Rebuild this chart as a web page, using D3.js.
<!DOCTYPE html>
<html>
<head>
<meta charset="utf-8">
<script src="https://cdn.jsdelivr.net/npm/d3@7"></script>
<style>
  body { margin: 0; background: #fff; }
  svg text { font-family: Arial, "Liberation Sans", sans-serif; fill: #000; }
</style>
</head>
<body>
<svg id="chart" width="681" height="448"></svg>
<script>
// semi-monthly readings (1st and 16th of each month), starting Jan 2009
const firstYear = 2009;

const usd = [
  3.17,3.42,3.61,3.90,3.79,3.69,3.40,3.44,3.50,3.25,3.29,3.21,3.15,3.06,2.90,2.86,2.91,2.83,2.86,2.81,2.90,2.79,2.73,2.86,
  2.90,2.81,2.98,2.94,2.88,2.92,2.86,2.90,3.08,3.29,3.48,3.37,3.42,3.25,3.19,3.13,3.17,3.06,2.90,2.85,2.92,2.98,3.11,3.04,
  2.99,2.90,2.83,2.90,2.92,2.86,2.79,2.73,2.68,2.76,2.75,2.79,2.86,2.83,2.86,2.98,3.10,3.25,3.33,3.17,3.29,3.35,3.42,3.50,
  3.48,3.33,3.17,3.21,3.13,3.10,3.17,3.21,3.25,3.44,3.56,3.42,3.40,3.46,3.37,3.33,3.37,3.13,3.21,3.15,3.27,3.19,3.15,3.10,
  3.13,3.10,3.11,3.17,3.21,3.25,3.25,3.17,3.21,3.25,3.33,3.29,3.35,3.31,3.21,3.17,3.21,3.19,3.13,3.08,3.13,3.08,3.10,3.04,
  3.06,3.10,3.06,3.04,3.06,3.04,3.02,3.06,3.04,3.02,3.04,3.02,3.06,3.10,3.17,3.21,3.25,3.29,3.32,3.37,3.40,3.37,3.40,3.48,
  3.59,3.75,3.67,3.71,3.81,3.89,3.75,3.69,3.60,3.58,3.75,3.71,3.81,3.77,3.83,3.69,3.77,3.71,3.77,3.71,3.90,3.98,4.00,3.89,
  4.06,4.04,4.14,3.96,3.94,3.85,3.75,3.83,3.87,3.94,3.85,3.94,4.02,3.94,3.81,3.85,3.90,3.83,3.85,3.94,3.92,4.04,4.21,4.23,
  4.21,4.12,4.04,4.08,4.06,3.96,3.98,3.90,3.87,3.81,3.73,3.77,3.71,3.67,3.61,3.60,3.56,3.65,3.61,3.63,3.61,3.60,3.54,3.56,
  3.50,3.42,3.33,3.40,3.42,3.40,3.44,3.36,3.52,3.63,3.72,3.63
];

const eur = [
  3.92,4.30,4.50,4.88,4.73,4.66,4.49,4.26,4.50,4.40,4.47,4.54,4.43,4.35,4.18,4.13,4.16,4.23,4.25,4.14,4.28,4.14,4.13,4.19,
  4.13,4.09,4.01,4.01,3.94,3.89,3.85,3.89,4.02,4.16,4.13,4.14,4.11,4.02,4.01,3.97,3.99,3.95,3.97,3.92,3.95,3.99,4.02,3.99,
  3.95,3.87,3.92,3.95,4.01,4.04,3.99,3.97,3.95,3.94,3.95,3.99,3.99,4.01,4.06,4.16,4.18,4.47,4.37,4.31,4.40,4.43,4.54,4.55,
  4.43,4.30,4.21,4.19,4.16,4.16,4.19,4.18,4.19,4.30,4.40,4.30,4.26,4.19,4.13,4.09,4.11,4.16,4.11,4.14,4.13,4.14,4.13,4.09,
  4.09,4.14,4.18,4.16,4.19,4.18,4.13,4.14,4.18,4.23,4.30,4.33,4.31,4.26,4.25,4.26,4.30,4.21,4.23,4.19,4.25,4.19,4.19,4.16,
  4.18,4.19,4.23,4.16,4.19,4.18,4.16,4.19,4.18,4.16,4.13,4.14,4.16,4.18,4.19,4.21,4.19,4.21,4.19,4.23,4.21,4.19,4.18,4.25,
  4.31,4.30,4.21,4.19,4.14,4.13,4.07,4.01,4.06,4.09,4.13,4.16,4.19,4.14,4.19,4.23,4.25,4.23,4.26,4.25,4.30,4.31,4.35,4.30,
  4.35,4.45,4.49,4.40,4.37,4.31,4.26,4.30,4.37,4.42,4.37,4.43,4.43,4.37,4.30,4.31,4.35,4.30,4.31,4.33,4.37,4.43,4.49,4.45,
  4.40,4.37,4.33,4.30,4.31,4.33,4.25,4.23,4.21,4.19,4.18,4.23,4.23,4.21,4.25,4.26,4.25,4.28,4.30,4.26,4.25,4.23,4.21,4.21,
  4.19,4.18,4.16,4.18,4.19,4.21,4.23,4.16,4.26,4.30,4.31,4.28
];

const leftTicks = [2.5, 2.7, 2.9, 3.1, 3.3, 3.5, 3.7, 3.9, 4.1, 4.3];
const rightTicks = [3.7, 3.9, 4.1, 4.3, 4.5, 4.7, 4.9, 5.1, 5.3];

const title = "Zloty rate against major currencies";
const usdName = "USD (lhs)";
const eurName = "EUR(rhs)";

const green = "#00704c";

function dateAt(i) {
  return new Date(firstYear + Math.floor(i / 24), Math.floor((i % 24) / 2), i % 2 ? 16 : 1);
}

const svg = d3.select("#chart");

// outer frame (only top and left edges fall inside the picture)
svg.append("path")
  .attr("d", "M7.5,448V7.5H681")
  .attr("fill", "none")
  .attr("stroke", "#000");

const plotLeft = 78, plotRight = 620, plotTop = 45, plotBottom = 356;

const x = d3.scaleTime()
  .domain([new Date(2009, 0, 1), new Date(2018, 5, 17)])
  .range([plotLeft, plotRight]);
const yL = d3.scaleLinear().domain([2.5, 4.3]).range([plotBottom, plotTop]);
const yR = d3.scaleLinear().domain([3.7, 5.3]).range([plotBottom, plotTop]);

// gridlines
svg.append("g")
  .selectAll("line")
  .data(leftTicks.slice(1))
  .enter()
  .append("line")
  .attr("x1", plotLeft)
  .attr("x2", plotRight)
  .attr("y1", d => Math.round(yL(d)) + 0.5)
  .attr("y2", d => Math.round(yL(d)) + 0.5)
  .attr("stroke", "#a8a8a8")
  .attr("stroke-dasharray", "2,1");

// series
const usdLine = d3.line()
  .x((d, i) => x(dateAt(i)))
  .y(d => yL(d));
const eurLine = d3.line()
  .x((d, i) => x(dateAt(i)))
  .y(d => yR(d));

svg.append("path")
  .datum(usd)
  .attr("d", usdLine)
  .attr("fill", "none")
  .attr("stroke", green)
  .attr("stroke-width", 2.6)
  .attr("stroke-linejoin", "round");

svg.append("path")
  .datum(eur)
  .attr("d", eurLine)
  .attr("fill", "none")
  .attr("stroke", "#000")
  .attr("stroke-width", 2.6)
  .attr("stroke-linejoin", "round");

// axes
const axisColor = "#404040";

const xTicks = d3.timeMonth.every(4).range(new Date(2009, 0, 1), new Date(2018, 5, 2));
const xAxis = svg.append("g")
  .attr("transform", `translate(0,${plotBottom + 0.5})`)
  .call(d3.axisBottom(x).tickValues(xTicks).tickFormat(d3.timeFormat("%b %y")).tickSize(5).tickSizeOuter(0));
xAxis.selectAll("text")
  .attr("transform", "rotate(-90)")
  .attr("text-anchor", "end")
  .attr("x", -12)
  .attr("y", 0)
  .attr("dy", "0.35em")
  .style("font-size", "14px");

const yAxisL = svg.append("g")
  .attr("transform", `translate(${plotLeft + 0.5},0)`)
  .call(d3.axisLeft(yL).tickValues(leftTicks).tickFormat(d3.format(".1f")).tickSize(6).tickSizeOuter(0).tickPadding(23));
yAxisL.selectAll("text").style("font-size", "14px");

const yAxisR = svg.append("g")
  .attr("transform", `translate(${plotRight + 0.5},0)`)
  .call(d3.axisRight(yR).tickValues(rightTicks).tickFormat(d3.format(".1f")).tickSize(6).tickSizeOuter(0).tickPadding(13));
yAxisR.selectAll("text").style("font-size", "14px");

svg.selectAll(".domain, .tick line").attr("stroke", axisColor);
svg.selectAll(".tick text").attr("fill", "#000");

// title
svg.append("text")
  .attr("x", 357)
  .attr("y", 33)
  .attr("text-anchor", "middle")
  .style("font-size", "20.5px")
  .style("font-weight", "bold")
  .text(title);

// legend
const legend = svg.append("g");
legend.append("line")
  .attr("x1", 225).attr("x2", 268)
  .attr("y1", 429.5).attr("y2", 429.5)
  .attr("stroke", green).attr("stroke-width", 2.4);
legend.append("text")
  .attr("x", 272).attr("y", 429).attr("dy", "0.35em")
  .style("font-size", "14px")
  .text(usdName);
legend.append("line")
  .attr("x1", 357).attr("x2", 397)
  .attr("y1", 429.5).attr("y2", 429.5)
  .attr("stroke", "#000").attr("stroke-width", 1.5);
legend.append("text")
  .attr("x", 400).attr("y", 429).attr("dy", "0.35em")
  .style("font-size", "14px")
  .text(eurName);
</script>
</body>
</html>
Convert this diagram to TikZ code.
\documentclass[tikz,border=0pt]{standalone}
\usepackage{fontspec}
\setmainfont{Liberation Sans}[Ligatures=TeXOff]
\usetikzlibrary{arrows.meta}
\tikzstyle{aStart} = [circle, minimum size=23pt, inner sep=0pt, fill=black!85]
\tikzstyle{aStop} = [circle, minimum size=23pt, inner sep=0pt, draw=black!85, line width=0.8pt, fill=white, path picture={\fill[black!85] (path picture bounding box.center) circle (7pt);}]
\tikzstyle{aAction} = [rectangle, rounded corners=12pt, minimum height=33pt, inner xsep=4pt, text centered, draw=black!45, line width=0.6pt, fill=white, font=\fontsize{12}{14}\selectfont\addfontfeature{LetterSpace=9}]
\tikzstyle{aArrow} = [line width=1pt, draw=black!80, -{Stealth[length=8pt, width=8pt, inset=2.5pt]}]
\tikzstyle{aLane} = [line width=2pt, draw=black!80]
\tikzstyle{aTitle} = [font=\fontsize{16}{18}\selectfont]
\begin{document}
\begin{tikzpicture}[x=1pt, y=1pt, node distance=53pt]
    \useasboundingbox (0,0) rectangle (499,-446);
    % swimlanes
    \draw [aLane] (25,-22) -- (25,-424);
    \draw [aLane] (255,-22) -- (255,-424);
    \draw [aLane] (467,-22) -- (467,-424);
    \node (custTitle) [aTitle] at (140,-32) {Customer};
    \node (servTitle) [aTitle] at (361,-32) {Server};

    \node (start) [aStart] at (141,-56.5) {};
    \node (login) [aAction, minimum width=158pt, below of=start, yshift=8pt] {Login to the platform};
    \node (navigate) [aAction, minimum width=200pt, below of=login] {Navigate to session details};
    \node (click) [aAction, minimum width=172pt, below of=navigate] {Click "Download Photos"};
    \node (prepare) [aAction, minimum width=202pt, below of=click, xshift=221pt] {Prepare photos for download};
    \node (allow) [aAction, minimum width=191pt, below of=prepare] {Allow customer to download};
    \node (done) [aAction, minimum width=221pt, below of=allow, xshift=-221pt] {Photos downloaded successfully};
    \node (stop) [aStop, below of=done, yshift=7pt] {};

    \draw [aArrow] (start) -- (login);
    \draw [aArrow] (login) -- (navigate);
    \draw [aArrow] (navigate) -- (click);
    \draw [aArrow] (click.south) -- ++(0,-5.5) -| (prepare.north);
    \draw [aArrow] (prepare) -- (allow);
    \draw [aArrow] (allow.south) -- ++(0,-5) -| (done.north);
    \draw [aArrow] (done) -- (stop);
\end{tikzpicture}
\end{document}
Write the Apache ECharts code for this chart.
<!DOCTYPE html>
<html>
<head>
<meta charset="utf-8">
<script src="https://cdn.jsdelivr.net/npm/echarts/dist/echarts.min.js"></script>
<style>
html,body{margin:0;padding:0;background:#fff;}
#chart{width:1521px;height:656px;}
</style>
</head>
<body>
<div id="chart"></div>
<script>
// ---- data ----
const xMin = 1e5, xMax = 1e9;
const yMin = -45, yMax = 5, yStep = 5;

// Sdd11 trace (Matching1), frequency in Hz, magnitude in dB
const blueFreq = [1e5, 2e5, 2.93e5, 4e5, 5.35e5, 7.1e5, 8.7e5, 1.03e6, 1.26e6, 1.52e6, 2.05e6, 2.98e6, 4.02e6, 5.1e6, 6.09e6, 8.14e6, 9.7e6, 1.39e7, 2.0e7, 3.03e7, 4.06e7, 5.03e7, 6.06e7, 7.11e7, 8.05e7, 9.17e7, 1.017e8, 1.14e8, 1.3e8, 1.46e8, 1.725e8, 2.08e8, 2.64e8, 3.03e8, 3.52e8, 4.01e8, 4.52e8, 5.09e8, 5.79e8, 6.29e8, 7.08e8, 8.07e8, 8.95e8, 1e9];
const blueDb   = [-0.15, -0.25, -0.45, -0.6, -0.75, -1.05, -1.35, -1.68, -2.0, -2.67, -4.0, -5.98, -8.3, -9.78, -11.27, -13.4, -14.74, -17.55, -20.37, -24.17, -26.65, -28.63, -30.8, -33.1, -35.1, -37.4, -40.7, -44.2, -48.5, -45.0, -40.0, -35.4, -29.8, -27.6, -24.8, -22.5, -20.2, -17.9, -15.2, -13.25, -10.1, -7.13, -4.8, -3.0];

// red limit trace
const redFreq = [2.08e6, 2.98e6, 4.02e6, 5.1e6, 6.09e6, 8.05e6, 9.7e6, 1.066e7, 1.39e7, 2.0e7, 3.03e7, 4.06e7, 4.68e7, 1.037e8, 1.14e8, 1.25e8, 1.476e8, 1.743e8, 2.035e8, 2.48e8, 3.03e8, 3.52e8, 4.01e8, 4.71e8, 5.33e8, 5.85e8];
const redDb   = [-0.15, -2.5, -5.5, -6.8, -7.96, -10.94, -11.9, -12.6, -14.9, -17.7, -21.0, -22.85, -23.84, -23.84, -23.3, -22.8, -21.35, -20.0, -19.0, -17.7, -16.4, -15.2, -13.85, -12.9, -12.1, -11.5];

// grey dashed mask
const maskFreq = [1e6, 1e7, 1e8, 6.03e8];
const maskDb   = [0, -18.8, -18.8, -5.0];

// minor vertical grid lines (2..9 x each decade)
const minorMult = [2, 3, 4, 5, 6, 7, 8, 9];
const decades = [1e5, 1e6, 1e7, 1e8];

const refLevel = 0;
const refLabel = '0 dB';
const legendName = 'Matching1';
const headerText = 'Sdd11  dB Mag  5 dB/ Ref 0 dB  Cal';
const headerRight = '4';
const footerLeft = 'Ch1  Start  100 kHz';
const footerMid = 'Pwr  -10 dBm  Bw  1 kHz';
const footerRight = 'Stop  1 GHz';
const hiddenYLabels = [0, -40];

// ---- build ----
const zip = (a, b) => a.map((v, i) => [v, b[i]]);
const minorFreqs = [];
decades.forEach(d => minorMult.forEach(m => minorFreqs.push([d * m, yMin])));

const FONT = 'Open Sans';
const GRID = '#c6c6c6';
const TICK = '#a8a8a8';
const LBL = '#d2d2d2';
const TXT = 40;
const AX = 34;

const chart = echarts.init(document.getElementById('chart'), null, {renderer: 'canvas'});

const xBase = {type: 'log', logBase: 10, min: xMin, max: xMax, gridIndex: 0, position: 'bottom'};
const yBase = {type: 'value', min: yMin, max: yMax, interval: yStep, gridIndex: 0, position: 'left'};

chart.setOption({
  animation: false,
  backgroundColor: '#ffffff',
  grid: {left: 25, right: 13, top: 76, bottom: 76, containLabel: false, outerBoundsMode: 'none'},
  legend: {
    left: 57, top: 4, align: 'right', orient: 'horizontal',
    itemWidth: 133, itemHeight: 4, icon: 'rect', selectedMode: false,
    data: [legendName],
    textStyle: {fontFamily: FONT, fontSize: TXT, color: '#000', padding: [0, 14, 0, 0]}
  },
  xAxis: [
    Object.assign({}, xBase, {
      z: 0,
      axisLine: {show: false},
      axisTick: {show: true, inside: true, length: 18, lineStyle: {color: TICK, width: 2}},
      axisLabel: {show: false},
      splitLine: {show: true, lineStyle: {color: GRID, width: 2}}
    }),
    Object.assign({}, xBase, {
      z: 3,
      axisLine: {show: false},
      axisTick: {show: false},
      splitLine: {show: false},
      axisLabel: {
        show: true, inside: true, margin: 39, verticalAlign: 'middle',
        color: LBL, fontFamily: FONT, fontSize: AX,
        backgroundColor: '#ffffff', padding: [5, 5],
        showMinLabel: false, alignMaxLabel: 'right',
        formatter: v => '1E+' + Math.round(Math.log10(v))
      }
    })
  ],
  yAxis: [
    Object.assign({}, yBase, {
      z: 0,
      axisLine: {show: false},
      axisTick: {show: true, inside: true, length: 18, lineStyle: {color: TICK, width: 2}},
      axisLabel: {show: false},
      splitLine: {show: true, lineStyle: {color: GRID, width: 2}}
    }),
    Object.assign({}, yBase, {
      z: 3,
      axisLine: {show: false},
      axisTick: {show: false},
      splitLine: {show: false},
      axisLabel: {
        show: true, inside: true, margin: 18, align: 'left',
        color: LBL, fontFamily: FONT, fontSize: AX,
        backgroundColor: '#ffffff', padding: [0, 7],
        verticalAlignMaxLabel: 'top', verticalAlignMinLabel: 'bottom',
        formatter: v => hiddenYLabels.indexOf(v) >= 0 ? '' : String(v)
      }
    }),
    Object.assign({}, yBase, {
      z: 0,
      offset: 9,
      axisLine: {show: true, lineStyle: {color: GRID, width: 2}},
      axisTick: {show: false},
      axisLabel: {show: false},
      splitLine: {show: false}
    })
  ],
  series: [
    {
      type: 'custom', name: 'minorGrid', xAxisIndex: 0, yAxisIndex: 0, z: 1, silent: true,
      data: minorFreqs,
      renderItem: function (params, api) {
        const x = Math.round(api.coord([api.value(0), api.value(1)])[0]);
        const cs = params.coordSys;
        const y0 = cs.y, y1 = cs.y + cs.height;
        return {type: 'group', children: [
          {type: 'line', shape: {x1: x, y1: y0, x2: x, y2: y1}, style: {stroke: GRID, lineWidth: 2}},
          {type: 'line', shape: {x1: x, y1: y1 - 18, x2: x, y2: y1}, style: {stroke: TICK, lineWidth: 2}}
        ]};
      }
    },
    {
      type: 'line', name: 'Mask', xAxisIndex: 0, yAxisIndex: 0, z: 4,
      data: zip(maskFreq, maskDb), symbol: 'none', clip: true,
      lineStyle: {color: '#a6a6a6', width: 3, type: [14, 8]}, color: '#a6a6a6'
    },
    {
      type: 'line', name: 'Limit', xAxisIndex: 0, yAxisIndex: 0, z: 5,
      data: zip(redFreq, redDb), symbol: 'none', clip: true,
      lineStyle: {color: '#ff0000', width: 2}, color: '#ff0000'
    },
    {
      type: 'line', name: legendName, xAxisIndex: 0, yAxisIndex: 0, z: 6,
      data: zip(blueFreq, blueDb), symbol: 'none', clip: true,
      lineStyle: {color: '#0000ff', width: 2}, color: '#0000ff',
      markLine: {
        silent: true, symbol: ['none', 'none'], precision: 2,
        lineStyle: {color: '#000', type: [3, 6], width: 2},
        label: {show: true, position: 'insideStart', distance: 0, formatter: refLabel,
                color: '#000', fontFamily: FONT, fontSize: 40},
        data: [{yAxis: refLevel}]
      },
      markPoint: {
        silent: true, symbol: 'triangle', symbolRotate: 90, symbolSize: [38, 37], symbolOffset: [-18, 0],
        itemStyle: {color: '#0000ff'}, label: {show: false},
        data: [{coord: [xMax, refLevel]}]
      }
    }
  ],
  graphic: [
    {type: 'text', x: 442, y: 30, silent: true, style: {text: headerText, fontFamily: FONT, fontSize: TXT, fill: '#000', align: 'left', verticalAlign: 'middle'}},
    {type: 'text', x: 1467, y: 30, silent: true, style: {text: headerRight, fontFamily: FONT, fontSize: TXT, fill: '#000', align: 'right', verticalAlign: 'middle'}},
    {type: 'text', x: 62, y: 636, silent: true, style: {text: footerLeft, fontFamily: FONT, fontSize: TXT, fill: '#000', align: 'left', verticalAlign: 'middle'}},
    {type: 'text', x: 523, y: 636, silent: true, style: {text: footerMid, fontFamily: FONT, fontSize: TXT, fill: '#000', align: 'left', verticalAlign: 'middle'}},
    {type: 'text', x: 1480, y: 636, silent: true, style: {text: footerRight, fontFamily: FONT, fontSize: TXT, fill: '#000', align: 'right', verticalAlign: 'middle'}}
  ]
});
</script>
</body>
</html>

## Exercise instructions
Print the listing above from its first line through the line with "const firstYear = 2009;", and stop there.

## Problem solution
Rebuild this chart as a web page, using D3.js.
<!DOCTYPE html>
<html>
<head>
<meta charset="utf-8">
<script src="https://cdn.jsdelivr.net/npm/d3@7"></script>
<style>
  body { margin: 0; background: #fff; }
  svg text { font-family: Arial, "Liberation Sans", sans-serif; fill: #000; }
</style>
</head>
<body>
<svg id="chart" width="681" height="448"></svg>
<script>
// semi-monthly readings (1st and 16th of each month), starting Jan 2009
const firstYear = 2009;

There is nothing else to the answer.